The Court of Appeal, by a majority, has now also upheld the Employment Tribunal’s decision. It ruled that it is not realistic to regard Uber as working ‘for’ the drivers. In reality, Uber runs a transportation business and its drivers are providing the skilled labour needed for the business to deliver its services and earn its profits. Contrary to Uber’s argument, no contract exists between the drivers and their passengers. The Court also agreed that the wording of the standard form documentation contains a ‘high degree of fiction’.

It is worth noting the dissenting view of Lord Justice Underhill that the drivers are self-employed. In his view, the contractual documentation should not be set aside since the relationship argued for by Uber is neither unrealistic nor artificial, as illustrated by the well-recognised model for private hire car businesses where taxis are booked through an intermediary. Lord Underhill also argues that the drivers should only be treated as working from the time that they accept a particular booking, not from when the app is switched on.

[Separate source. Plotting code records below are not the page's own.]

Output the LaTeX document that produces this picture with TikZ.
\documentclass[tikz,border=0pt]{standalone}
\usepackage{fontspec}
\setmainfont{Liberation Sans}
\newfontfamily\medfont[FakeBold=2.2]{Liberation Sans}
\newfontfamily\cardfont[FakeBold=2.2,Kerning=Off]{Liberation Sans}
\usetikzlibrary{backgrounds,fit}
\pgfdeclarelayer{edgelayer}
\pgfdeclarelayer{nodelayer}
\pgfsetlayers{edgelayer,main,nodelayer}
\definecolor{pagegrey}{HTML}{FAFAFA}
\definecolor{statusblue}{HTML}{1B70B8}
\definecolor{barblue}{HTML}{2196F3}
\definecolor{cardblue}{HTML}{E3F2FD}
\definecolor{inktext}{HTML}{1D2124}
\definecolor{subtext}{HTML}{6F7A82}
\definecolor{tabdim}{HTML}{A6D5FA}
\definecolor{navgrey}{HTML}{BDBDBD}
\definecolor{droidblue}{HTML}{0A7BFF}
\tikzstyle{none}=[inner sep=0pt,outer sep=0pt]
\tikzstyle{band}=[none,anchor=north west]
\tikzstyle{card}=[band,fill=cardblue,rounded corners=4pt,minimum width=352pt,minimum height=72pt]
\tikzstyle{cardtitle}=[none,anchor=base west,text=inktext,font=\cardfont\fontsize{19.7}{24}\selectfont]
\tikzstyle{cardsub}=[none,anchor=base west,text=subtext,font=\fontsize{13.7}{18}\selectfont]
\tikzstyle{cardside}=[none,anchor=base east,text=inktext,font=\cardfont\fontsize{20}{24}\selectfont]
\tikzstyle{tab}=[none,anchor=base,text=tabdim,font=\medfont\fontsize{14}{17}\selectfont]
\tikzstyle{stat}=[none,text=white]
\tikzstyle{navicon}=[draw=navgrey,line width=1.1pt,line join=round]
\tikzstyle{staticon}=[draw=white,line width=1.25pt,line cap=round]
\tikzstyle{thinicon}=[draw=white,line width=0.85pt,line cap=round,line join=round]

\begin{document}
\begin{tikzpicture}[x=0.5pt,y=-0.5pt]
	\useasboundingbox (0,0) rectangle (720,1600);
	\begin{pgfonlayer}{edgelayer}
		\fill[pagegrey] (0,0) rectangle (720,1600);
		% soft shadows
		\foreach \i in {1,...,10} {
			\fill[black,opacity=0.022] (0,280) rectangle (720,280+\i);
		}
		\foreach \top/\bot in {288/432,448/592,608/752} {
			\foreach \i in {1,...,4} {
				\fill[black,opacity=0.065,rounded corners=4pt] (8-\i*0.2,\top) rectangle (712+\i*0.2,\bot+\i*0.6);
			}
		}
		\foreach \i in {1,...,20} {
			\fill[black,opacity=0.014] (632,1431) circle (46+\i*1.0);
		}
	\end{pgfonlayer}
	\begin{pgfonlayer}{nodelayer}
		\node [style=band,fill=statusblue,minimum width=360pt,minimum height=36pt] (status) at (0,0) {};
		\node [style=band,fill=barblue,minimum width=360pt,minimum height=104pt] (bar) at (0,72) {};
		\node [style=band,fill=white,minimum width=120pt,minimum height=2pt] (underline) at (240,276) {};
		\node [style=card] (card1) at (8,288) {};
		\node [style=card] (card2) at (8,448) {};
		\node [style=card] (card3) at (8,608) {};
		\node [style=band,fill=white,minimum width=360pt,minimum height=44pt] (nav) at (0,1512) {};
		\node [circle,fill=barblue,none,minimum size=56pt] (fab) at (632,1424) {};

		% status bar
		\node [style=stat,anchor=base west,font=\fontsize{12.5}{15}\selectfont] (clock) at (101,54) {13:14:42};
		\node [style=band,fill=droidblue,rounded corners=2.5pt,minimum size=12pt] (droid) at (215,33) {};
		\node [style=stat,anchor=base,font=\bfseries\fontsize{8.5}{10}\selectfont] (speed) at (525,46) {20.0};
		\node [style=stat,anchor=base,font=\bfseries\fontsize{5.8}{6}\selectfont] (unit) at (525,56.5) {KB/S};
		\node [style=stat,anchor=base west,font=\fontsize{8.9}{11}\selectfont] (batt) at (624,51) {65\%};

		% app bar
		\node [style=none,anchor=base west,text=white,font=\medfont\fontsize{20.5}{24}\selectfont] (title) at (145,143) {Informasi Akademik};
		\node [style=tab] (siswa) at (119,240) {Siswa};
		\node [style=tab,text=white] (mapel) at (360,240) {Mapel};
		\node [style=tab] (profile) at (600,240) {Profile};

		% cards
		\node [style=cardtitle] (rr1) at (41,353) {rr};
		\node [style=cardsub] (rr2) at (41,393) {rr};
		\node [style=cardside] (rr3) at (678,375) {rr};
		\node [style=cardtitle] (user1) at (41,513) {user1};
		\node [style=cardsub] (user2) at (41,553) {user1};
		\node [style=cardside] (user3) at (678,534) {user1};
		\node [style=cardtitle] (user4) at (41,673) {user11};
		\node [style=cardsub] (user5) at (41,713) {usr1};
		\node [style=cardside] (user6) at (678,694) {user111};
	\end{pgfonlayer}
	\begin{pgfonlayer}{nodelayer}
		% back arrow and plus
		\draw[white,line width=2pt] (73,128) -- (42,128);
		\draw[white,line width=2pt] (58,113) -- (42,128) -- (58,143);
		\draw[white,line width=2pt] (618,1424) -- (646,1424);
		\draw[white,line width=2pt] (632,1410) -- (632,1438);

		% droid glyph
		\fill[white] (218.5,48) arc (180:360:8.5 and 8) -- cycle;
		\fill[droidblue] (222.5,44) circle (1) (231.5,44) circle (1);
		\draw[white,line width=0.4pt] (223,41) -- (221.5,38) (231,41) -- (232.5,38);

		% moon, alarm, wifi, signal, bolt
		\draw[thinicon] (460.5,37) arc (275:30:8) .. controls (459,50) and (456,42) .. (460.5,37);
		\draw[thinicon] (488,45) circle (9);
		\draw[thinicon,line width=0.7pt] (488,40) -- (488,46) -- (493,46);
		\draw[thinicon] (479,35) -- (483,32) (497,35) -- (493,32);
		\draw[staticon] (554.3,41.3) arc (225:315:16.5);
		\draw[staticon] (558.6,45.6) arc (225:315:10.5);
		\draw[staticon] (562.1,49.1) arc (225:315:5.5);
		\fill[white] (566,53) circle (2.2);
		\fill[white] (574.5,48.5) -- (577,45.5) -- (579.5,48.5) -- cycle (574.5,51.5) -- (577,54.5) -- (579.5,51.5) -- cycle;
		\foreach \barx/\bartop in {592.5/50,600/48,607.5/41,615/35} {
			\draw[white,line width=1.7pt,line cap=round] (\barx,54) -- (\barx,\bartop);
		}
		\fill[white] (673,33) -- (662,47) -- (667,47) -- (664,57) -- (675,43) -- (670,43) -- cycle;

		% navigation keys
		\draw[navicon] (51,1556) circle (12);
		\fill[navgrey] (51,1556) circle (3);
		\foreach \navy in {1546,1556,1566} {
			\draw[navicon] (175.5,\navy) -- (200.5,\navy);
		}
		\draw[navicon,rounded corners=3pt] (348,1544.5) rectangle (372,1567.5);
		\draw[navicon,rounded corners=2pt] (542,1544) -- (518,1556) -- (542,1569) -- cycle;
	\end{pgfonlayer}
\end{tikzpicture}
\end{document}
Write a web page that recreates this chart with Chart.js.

Uber has been granted leave to appeal, so it is likely that this case will now be determined by the Supreme Court. The Government has indicated in its recent Good Work Plan that it will legislate to improve the clarity of employment status tests, although it remains to be seen how this can be achieved. In the meantime, in order to minimise the risk of legal action, employers should ensure that their practical working arrangements with independent contractors are consistent with all relevant documentation.